Painted from life in a small village right up on the cliffs above Portsmouth, England. My host and I had a Shepard pie dinner that night down the street. Across the street is the local store. Around the corner is a phone booth I made a few calls back home from. I spent the better part of the day working. I painted the two girls by the faucet as representative of two painters getting knowledge.

Nantucket's Pacific House, 20" x 16", Oil on canvas, 1994, $500

Painted during a vacation trip to Nantucket. In previous years, Tom would paint on the street everyday. Now, while on a sailing trip he has to return to his learning roots. He would paint five different scenes of the famous fountain. This view was one of them. The other five were Zero Main Street, Pacific National Bank & The Looms. Today there are no large trees for they got too old and died.

Public Market Seattle, 16" x 20", Oil on canvas, 1996, $500

Harrisburg, Pennsylvania, 24" x 20", Oil on canvas, September 1992, $900

Irving Berlin's Home, NYC, 10" x8", Oil on canvas, October 1996, $900

This work painted from life in the upper east side of New York City. The home is now the home of the Ducy of Luxembourg. Tom was staying in a hotel nearby while his wife attended a professional meeting and made use of the splendid opportunity to work in the fancy Sutton Place neighborhood. The home was previously owned by Irving Berlin for many years. Tom knows John Wallowitch, a composer like Berlin, who lives just down the street. Every Christmas Eve John and his friends would sing Christmas carols outside his home. Sometimes Irving would come to the window. While working on the painting for several days Tom felt quite safe in the ritzy, glitzy neighborhood. A proverbially who’s who of American and European wealthy would walk by and it was one of the few places where Tom felt he could leave his paint stand for a few minutes to go down the street to get a sandwich.  

Several people expressed a lot of interest in the painting while he worked on it as the leaves fell from the Ginkgo trees that grow plentiful in the city. It is said that the Ginkgo tree is a prehistoric tree that was capable of surviving volcanic eruptions and the massive pollutants that come with such eruptions so is perfectly suited for growing in the polluted city. Tom had painted many such paintings on the street but worked especially hard on this one because he was slowly moving out of the apartment he lived at for twenty years in Greenwich Village and was moving to Cincinnati, Ohio, where his wife worked and his hometown.  

The composition of the painting is a variation of Tom’s tunnel view down city streets.

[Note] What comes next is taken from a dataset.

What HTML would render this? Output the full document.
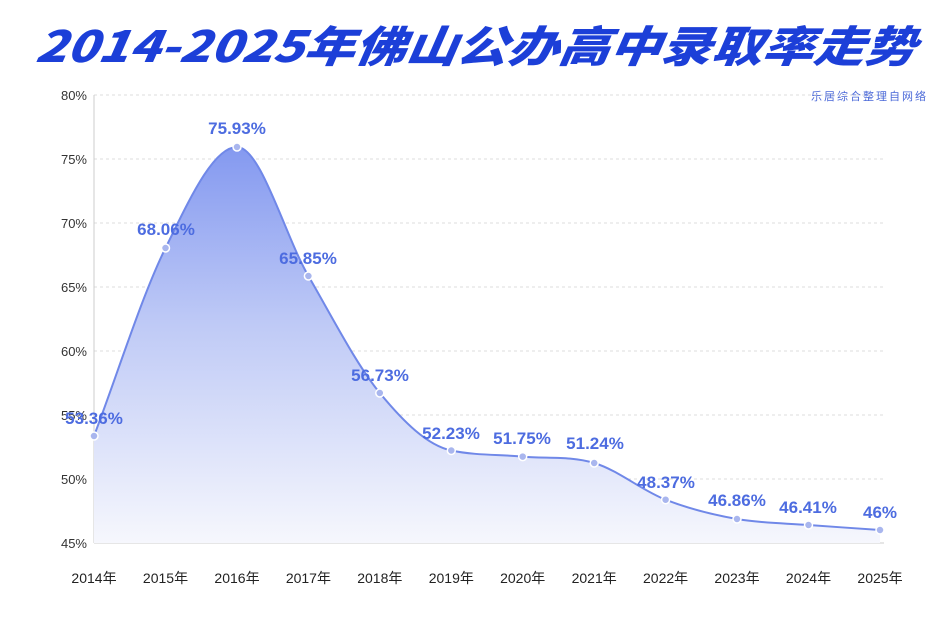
<!DOCTYPE html>
<html><head><meta charset="utf-8"><style>
body{margin:0;background:#fff;width:950px;height:615px;overflow:hidden}
svg text{font-family:"Liberation Sans","Noto Sans CJK SC",sans-serif}
</style></head><body>
<svg width="950" height="615" xmlns="http://www.w3.org/2000/svg">
<defs>
<linearGradient id="g" x1="0" y1="0" x2="0" y2="1">
<stop offset="0" stop-color="#8499f0"/>
<stop offset="0.45" stop-color="#bfcaf6"/>
<stop offset="1" stop-color="#f6f7fd"/>
</linearGradient>
</defs>
<text x="475" y="62" text-anchor="middle" font-size="43" font-weight="900" fill="#1c3fd8" style="font-family:'Noto Sans CJK SC',sans-serif;font-style:italic" transform="skewX(-8) translate(8,0)" textLength="880" lengthAdjust="spacingAndGlyphs">2014-2025年佛山公办高中录取率走势</text>
<text x="928" y="100" text-anchor="end" font-size="11" fill="#4a68d8" letter-spacing="2">乐居综合整理自网络</text>
<g stroke="#dcdcdc" stroke-dasharray="3,3" stroke-width="1">
<line x1="94" y1="95" x2="884" y2="95"/><line x1="94" y1="159" x2="884" y2="159"/><line x1="94" y1="223" x2="884" y2="223"/><line x1="94" y1="287" x2="884" y2="287"/><line x1="94" y1="351" x2="884" y2="351"/><line x1="94" y1="415" x2="884" y2="415"/><line x1="94" y1="479" x2="884" y2="479"/>
</g>
<line x1="94" y1="95" x2="94" y2="543" stroke="#ccc"/>
<line x1="94" y1="543" x2="884" y2="543" stroke="#ccc"/>
<g font-size="13" fill="#333" text-anchor="end">
<text x="87" y="100">80%</text><text x="87" y="164">75%</text><text x="87" y="228">70%</text><text x="87" y="292">65%</text><text x="87" y="356">60%</text><text x="87" y="420">55%</text><text x="87" y="484">50%</text><text x="87" y="548">45%</text>
</g>
<path d="M94,436 C117.8,373.3 141.7,296.2 165.5,248 C189.3,199.8 213.2,147 237,147 C260.8,147 284.6,235 308.4,276 C332.2,317 356,364 379.8,393 C403.6,422 427.5,445.5 451.3,450.5 C475.1,455.5 498.9,454.5 522.7,456.6 C546.5,458.7 570.4,455.8 594.2,463 C618,470.2 641.8,490.4 665.6,499.7 C689.4,509 713.2,514.8 737,519 C760.8,523.2 784.7,523.2 808.5,525 C832.3,526.8 856.2,528.3 880,530 L880,543 L94,543 Z" fill="url(#g)"/>
<path d="M94,436 C117.8,373.3 141.7,296.2 165.5,248 C189.3,199.8 213.2,147 237,147 C260.8,147 284.6,235 308.4,276 C332.2,317 356,364 379.8,393 C403.6,422 427.5,445.5 451.3,450.5 C475.1,455.5 498.9,454.5 522.7,456.6 C546.5,458.7 570.4,455.8 594.2,463 C618,470.2 641.8,490.4 665.6,499.7 C689.4,509 713.2,514.8 737,519 C760.8,523.2 784.7,523.2 808.5,525 C832.3,526.8 856.2,528.3 880,530" fill="none" stroke="#7088e8" stroke-width="2"/>
<g fill="#a9b6ee" stroke="#fff" stroke-width="1.5">
<circle cx="94" cy="436" r="4"/><circle cx="165.5" cy="248" r="4"/><circle cx="237" cy="147" r="4"/><circle cx="308.4" cy="276" r="4"/><circle cx="379.8" cy="393" r="4"/><circle cx="451.3" cy="450.5" r="4"/><circle cx="522.7" cy="456.6" r="4"/><circle cx="594.2" cy="463" r="4"/><circle cx="665.6" cy="499.7" r="4"/><circle cx="737" cy="519" r="4"/><circle cx="808.5" cy="525" r="4"/><circle cx="880" cy="530" r="4"/>
</g>
<g font-size="17" font-weight="bold" fill="#4d6ce0" text-anchor="middle">
<text x="94" y="424">53.36%</text><text x="166" y="235">68.06%</text><text x="237" y="134">75.93%</text><text x="308" y="264">65.85%</text><text x="380" y="381">56.73%</text><text x="451" y="439">52.23%</text><text x="522" y="444">51.75%</text><text x="595" y="449">51.24%</text><text x="666" y="488">48.37%</text><text x="737" y="506">46.86%</text><text x="808" y="513">46.41%</text><text x="880" y="518">46%</text>
</g>
<g font-size="14" fill="#222" text-anchor="middle">
<text x="94" y="583">2014年</text><text x="165.5" y="583">2015年</text><text x="237" y="583">2016年</text><text x="308.4" y="583">2017年</text><text x="379.8" y="583">2018年</text><text x="451.3" y="583">2019年</text><text x="522.7" y="583">2020年</text><text x="594.2" y="583">2021年</text><text x="665.6" y="583">2022年</text><text x="737" y="583">2023年</text><text x="808.5" y="583">2024年</text><text x="880" y="583">2025年</text>
</g>
</svg>
</body></html>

In this view the street ends as the cliff begins dropping down a hundred or so feet to the East River. The color is indicative of Tom’s strong light and dark manner where the two light fluxes are juxtaposed against each other. The dark shadow areas are full of variation as well as the light areas but when a photo is taken of the painting the two areas cannot be reproduced correctly. Either the light or the dark area has to be focused on for the light flux difference is so great, very much like human vision.  

Tom used his yellow light and blue shadow manner. Changing the color of the light and dark areas to lean towards a stronger color gives piazza to the paintings.